* STATED EXERCISE:
Set aside the pictures and output only the lines from the one containing "What React, TypeScript" up to and including the one containing "import * as d3 from 'd3';".

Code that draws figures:
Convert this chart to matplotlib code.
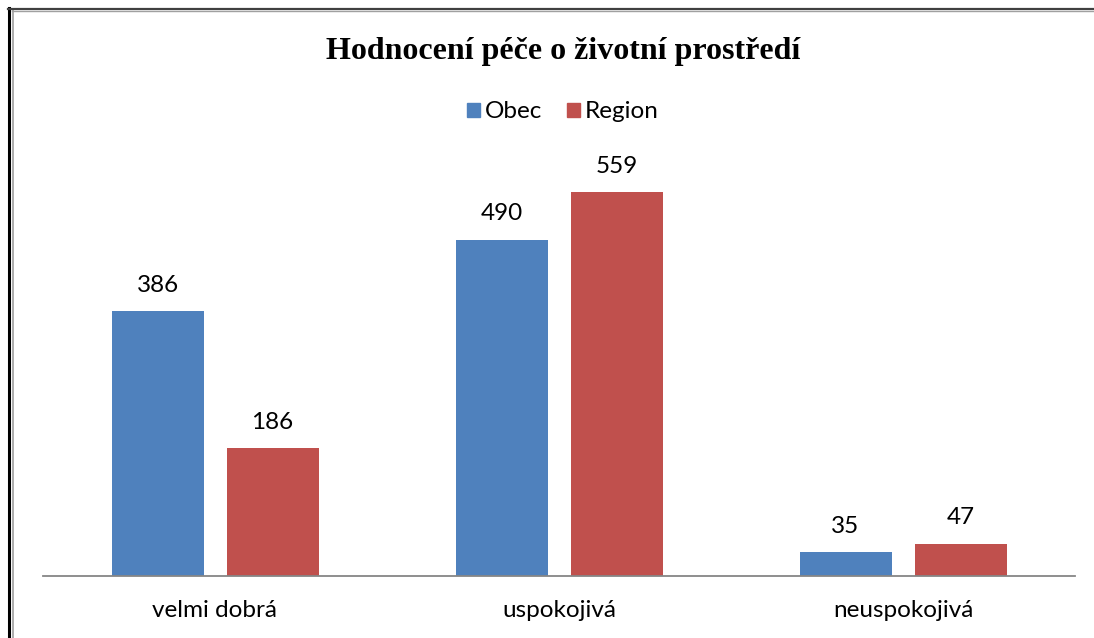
import matplotlib.pyplot as plt
from matplotlib.lines import Line2D
from matplotlib.patches import Patch
import numpy as np

kategorie = ['velmi dobrá', 'uspokojivá', 'neuspokojivá']
obec = [386, 490, 35]
region = [186, 559, 47]
nazev = 'Hodnocení péče o životní prostředí'

modra = '#4F81BD'
cervena = '#C0504D'

W, H = 1094, 638
fig = plt.figure(figsize=(W / 100, H / 100), dpi=100)

# plocha grafu v pixelech
x0, x1 = 43, 1075
y_osa, y_vrch = 576, 164
ax = fig.add_axes([x0 / W, (H - y_osa) / H, (x1 - x0) / W, (y_osa - y_vrch) / H])

x = np.arange(len(kategorie))
sirka = 92 / 344
mezera = 23 / 344
pozice_o = x - (sirka + mezera) / 2
pozice_r = x + (sirka + mezera) / 2

sl_o = ax.bar(pozice_o, obec, sirka, color=modra, label='Obec')
sl_r = ax.bar(pozice_r, region, sirka, color=cervena, label='Region')

pismo = ['Lato', 'DejaVu Sans']
for sl in (sl_o, sl_r):
    ax.bar_label(sl, padding=11, fontsize=17.5, family=pismo, color='black')

ax.set_xlim(-0.5, len(kategorie) - 0.5)
ax.set_ylim(0, 600)
ax.set_yticks([])
ax.set_xticks(x)
ax.set_xticklabels(kategorie, fontsize=17.5, family=pismo)
ax.tick_params(axis='x', length=0, pad=17)
for s in ('top', 'right', 'left'):
    ax.spines[s].set_visible(False)
ax.spines['bottom'].set_color('#868686')
ax.spines['bottom'].set_linewidth(1.3)

fig.text(563 / W, 1 - 52 / H, nazev, ha='center', va='center',
         fontsize=23, fontweight='bold', family='Liberation Serif')

ruce = [Patch(color=modra), Patch(color=cervena)]
fig.legend(ruce, ['Obec', 'Region'], loc='center', bbox_to_anchor=(563 / W, 1 - 112 / H),
           ncol=2, frameon=False, prop={'family': pismo, 'size': 17.5},
           handlelength=0.55, handleheight=0.55, handletextpad=0.2, columnspacing=1.0)

# okraj vlevo a nahoře
fig.add_artist(Line2D([8.5 / W, 8.5 / W], [0, 1 - 8 / H], color='black', lw=2.2))
fig.add_artist(Line2D([12.5 / W, 12.5 / W], [0, 1 - 10 / H], color='#a0a0a0', lw=1.2))
fig.add_artist(Line2D([8 / W, 1], [1 - 8.5 / H, 1 - 8.5 / H], color='#404040', lw=1.6))
fig.add_artist(Line2D([12 / W, 1], [1 - 10.5 / H, 1 - 10.5 / H], color='#a0a0a0', lw=1.0))

fig.savefig('out.png', dpi=100)
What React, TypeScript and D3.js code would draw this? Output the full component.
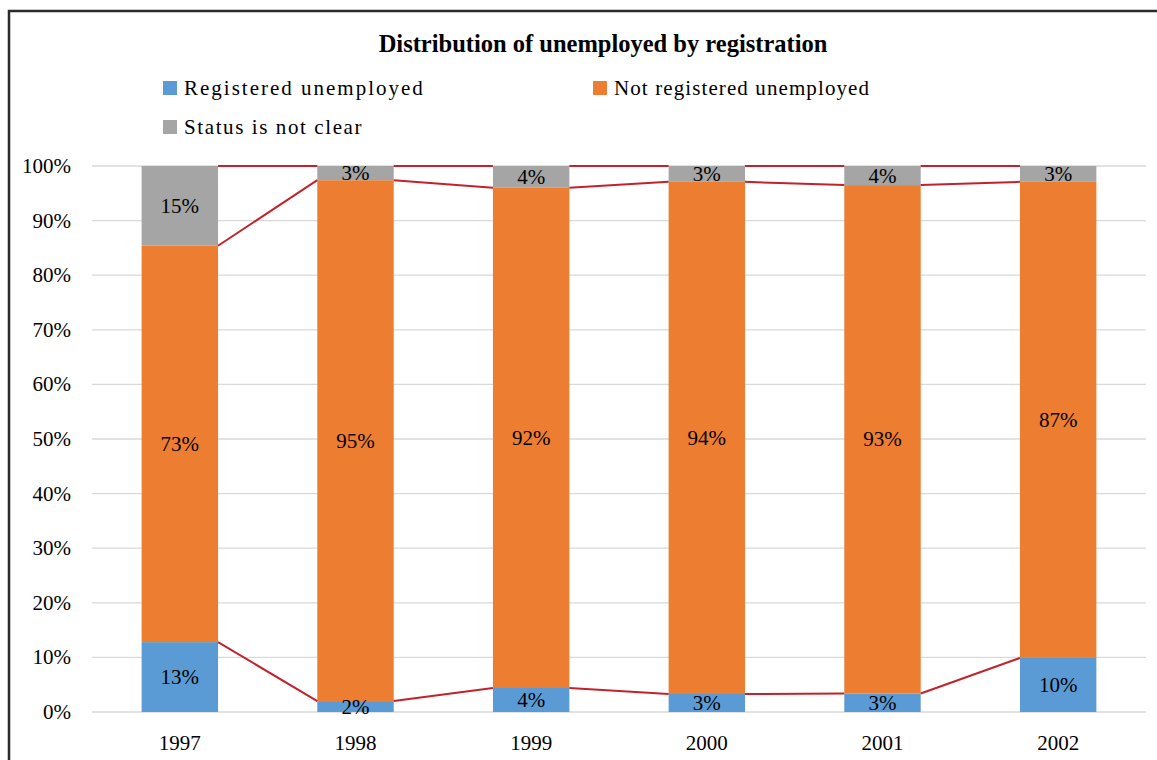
import React from 'react';
import * as d3 from 'd3';

const years = ['1997', '1998', '1999', '2000', '2001', '2002'];
const registered = [12.8, 2.0, 4.4, 3.3, 3.4, 9.9];
const notRegistered = [72.6, 95.4, 91.6, 93.8, 93.1, 87.2];
const notClear = [14.6, 2.6, 4.0, 2.9, 3.5, 2.9];
const yTicks = [0, 10, 20, 30, 40, 50, 60, 70, 80, 90, 100];

const seriesNames = ['Registered unemployed', 'Not registered unemployed', 'Status is not clear'];
const colors = ['#5b9bd5', '#ed7d31', '#a5a5a5'];

const W = 1157;
const H = 760;
const margin = { top: 166, right: 11, bottom: 48, left: 92 };
const font = '"Liberation Serif", "DejaVu Serif", serif';

const App = () => {
  const rows = years.map((y, i) => ({
    year: y,
    s0: registered[i],
    s1: notRegistered[i],
    s2: notClear[i],
  }));
  const stack = d3.stack<any>().keys(['s0', 's1', 's2']);
  const layers = stack(rows);

  const x = d3
    .scaleBand()
    .domain(years)
    .range([margin.left, W - margin.right])
    .paddingInner(0.565)
    .paddingOuter(0.2825);
  const y = d3.scaleLinear().domain([0, 100]).range([H - margin.bottom, margin.top]);
  const bw = x.bandwidth();

  // series lines between bars, at the top of each stacked layer
  const lines: any[] = [];
  layers.forEach((layer, li) => {
    for (let i = 0; i < years.length - 1; i++) {
      const top = li === layers.length - 1 ? 100 : layer[i][1];
      const topNext = li === layers.length - 1 ? 100 : layer[i + 1][1];
      lines.push({
        key: `${li}-${i}`,
        x1: (x(years[i]) as number) + bw,
        x2: x(years[i + 1]) as number,
        y1: y(top),
        y2: y(topNext),
      });
    }
  });

  return (
    <svg
      width={W}
      height={H}
      style={{ position: 'absolute', left: 0, top: 0, background: '#fff' }}
      fontFamily={font}
    >
      <rect x={9} y={11} width={W + 20} height={H + 20} fill="#fff" stroke="#2b2b2b" strokeWidth={2.5} />

      <text x={603} y={52} textAnchor="middle" fontSize={24.5} fontWeight="bold" fill="#000">
        Distribution of unemployed by registration
      </text>

      {/* legend */}
      {[
        { i: 0, lx: 163, ly: 88, ls: 2 },
        { i: 1, lx: 593, ly: 88, ls: 1.1 },
        { i: 2, lx: 163, ly: 127, ls: 1.6 },
      ].map(({ i, lx, ly, ls }) => (
        <g key={i}>
          <rect x={lx} y={ly - 7} width={14} height={14} fill={colors[i]} />
          <text x={lx + 21} y={ly + 7} fontSize={21} letterSpacing={ls} fill="#000">
            {seriesNames[i]}
          </text>
        </g>
      ))}

      {/* grid */}
      {yTicks.map((t) => (
        <g key={t}>
          <line x1={margin.left} x2={W - margin.right} y1={y(t)} y2={y(t)} stroke="#d9d9d9" strokeWidth={1.3} />
          <text x={71} y={y(t) + 7} textAnchor="end" fontSize={21} fill="#000">
            {t}%
          </text>
        </g>
      ))}

      {/* bars */}
      {layers.map((layer, li) =>
        layer.map((d, i) => (
          <rect
            key={`${li}-${i}`}
            x={x(years[i])}
            y={y(d[1])}
            width={bw}
            height={y(d[0]) - y(d[1])}
            fill={colors[li]}
          />
        ))
      )}

      {lines.map((l) => (
        <line key={l.key} x1={l.x1} x2={l.x2} y1={l.y1} y2={l.y2} stroke="#c0232b" strokeWidth={2} />
      ))}

      {/* labels */}
      {layers.map((layer, li) =>
        layer.map((d, i) => (
          <text
            key={`l${li}-${i}`}
            x={(x(years[i]) as number) + bw / 2}
            y={(y(d[0]) + y(d[1])) / 2 + 7}
            textAnchor="middle"
            fontSize={21}
            fill="#000"
          >
            {Math.round(d[1] - d[0])}%
          </text>
        ))
      )}

      {years.map((yr) => (
        <text
          key={yr}
          x={(x(yr) as number) + bw / 2}
          y={750}
          textAnchor="middle"
          fontSize={21}
          fill="#000"
        >
          {yr}
        </text>
      ))}
    </svg>
  );
};

export default App;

* RIGHT ANSWER:
What React, TypeScript and D3.js code would draw this? Output the full component.
import React from 'react';
import * as d3 from 'd3';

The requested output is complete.